Despite all the rapid urbanisation and talk of bullet trains and fantastical technology like the Hyperloop coming to the fore, the car isn’t going anywhere – and in fact, in the next couple of decades, there will be even more of them on the road.

Driverless car technology is swiftly rolling out, with major tech companies and automakers aggressively seeking to debut human-free vehicles in coming years. But in addition, the sheer number of cars – self-driving or not – is going to skyrocket, studies show. In countries like China that are seeing a growing middle class, the environmental and infrastructural needs that an increasingly road-faring population demands is going to be a grand challenge. How do we ensure safety, fight pollution, and make sure driverless cars aren’t a menace on the road?

 

Dwindling resources

The new tech and devices that characterise the 21st Century all require rare earth metals to make – an average smartphone has over 60 ‘ingredients’. That’s putting a strain on the planet’s natural resources: in China, where 90% of the world’s rare earth metals are found, it’s estimated that its mines will run out in the next two decades – and good substitutes for those materials are hard to come by.

 

Settling other worlds

How will space tourism companies make sure their activities are safe? How will we find ways to send humans to Mars or another planet to live there, as Stephen Hawking has urged us to figure out? Space travel might seem like the domain of space agencies and billionaires today, but as it becomes more accessible to everybody else, a whole host of new challenges will emerge. Outer space is increasingly looking less like the final frontier and more like our backyard, and with more money being shelled out to get humans up to the inky abyss than ever before, the logistics, safety and diplomacy behind the challenge all demand serious consideration.

 

Boosted brainpower

It’s already common to use drugs to boost brainpower (whether it’s coffee, or something stronger, like modafinil), and most of the developed world now relies on their smartphones as an ‘externalised’ memory – but let’s extrapolate that out a few decades. 

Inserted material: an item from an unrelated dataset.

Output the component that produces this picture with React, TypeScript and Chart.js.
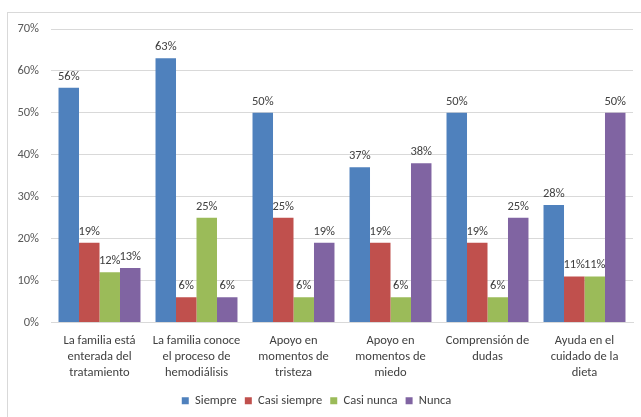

Imagine targeted pharmaceuticals that make us think faster than currently possible, and technological implants that help us concentrate beyond normal human ability for hours or days, for example – these advances are already well underway in laboratories around the world. The question it raises is: what happens to those that cannot afford such enhancements? Could it widen inequality, and allow the rich to get richer? Then there’s also the legal and ethical issues: it’s acceptable to drink a coffee before you sit for an exam, but is it ok to use an implant or a smart drug? The challenges posed by intelligence enhancement are only just emerging.

 

AI’s dominance in our lives

It’s far from the majority view, but few would deny that AI is only going to get more powerful. So, like in the case of gene editing, the tech and AI community will need to consider the ethical and societal implications of their work as AI comes to shape more realms of our life, from healthcare to financial markets.

As for end-of-the-world extinction scenarios, it’s frankly not likely – but that shouldn’t obscure the fact that AI is poised to change how we live and work in profound ways. It is also not impossible that specific AIs could malfunction or run out of their creators’ control, leading to very human disasters, where lives are lost or millions of dollars are wiped out.